Amy Good's 'Claiming the Coldflame': A book review by Jay Lonski

Claiming the Coldflame
by Amy Good
by Jay Lonski

From the publisher’s website: “Amy Good is a professional illustrator, and the founder of Little Potato Studios, a video game development company. She was born in Detroit Michigan, and still lives in the metro area with her husband and their two dogs.”

It doesn't take long for Claiming the Coldflame to betray its narrative influences. By page ten, an informed reader should have a good impression of the adventure that’s unfolding. Here is the plucky youth, eager to test the boundaries of her home. But the mountains surrounding the village are fraught with dangerous monsters! Is our heroine, only familiar with hunting the occasional rabbit, ready to embrace the destiny hinted at by her companions?

Though most modern fantasy epics owe at least some gratitude to the works of Tolkien, Claiming the Coldflame owes more to the Japanese role playing games of the nineties; it’s structure is closer to Final Fantasy than Lord of the Rings. Bleda, our divinely chosen protagonist, sets out from her home and as she does, the scale of the world expands by orders of magnitude. As her divine power grows, the enemies she encounters grow to match. The magic gets fancier.

This isn't the type of story where you wonder whether or not the titular Coldflame will be claimed; it’s concerned with the fulfillment of prophecy and the empowerment of youth – both thematic hallmarks of young adult fiction.
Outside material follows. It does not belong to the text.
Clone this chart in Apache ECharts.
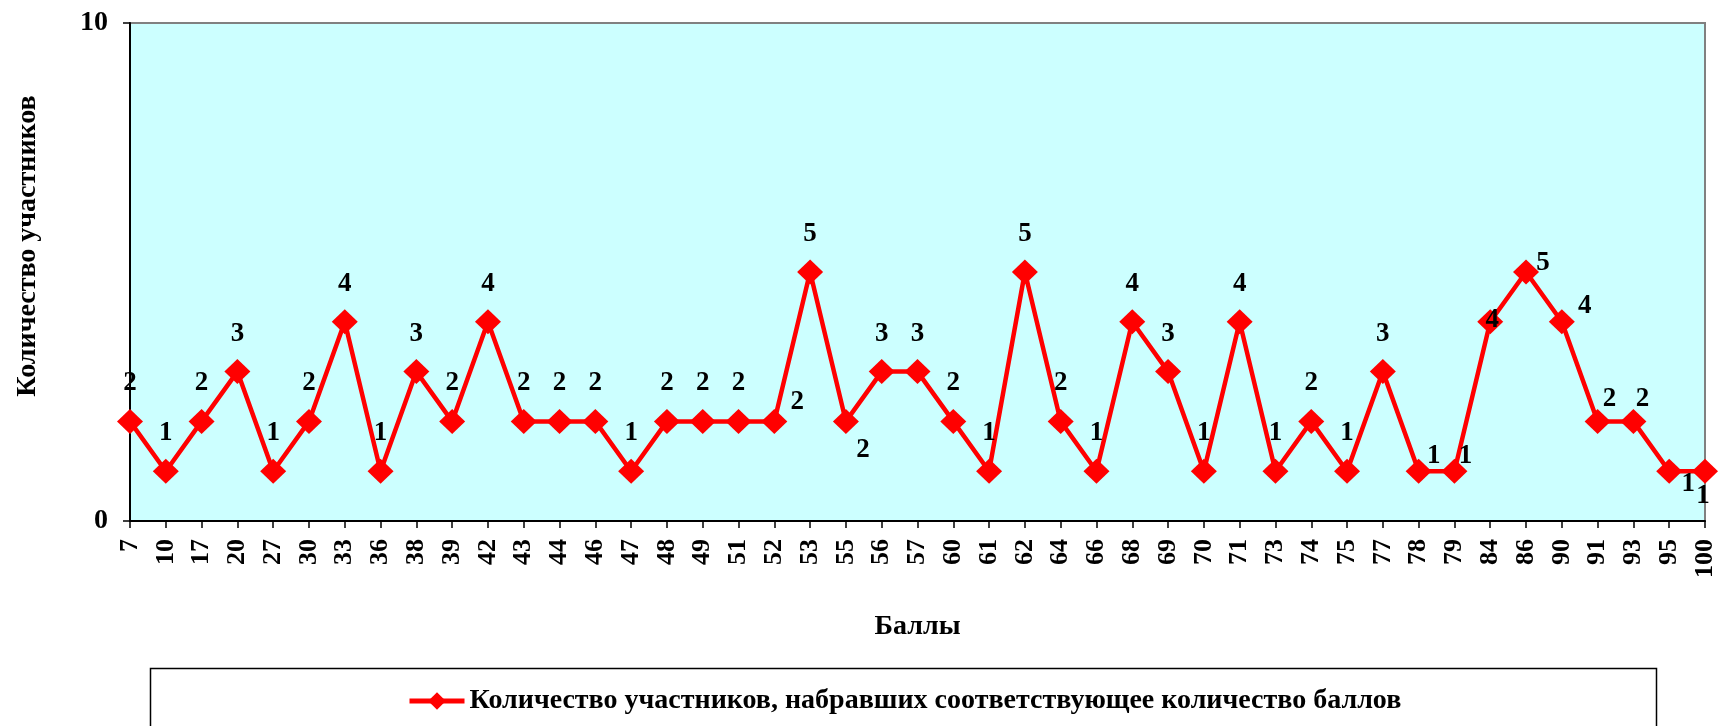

The earnest approach runs the risk of coming across as humorless and heavy-handed, but it works here. In a literary landscape crowded with postmodern entries, there’s charm in a story that stays its narrative course.

Where the book dares to deviate is in its unique synthesis of religious influences, with a strong Gnostic flavor prevailing. Bolhex, primary antagonist, is a pretender god who has eclipsed memory of the true god, Jielle; Bleda, channeling this god’s son, has come to set right the natural order. This struggle is, more or less, the Gnostic conception of the cosmos: a harmonious order usurped by an imperfect being. It’s refreshing to see extrapolation from an esoteric source, even if the execution doesn't quite live up to its own grand designs.

Other potentially interesting deviations don’t impress. Bleda’s identities as a woman and nonhuman are unexplored, with only superficial mention made of them outside early chapters. As a girl from the Driakatana tribe, a race of marginalized lizard people, Bleda could have offered an engaging contrast to the male, ethnocentric narratives found in the genre. Instead, her heritage is dismissed as a tactical decision made by Jielle and her gender impacts little, other than appearance; tempting as it is to read that last point as mildly feminist, the gender-neutral approach renders her frustratingly silent in the face of questions about her heroic authenticity.

As disappointing as these unexplored thematic vistas are, they don’t detract much from the page to page experience of the book, which is full of sensory detail: the author’s experience as an illustrator is obvious in every flourish. Descriptions of artifacts and landscapes contain just enough detail to kick-start the imagination. Swords and daggers are almost tangible; as you read, you feel the heft of blades and the resistance they encounter as they cut through air and enemy. This kind of eye for material detail could be put to great use in a graphic novel or video game, where the plodding explanation of combat could be experienced instead of read.

Unfortunately, the same weapons that provide interest also fuel the book’s most glaring issue: frequent use of Deus ex machina. There are too many superweapons, and they have a bad habit of showing up immediately after the introduction of some supposedly invincible foe. The reader needs time to feel that an enemy poses an insurmountable challenge, but Coldflame can’t stop immediately offering up weapons tailor-made to deal with enemies. Just when the story starts to find balance between tribulation and triumph, in comes another magical sword to dispel the gravity of the situation.

Like the handling of the book’s powerful weapons, the treatment of character motivation is a mixed bag. Though branded as unimpeachably evil due to his relationship with a deity of death, the questions raised by the primary antagonist, Bolhex, are persuasive. Why does Bleda follow the God Jielle? What proof does she have of her advisor’s claims? Unfortunately, glimpses into Bolhex’s motivations both begin and end immediately before his death; other than secondhand information, the reader is not given the opportunity to know him beyond his villainous role.

And for the amount of soul searching she does over the course of the story, Bleda’s answer to Bolhex is dogmatic: she follows Jielle because “her will is to obey her.” The novel, despite its fascination with issues of choice, ends on a decisive victory for orthodoxy. Ultimately, Bleda isn’t much wiser than when she hunted rabbits. Her wasted opportunity is keenly felt in young adult fiction, where the purpose has long been to help readers grow during periods of adversity.

Ultimately, Claiming the Coldflame leans heavily on the usual selection of fantasy tropes. Those allergic to the usual offering of elves and dwarves probably won’t be able look past the book’s shortcomings; those willing to abide the imperfections, however, might be surprised to uncover a smattering of eccentric influences and a willingness on the part of the author to take cautious chances with a well-worn formula.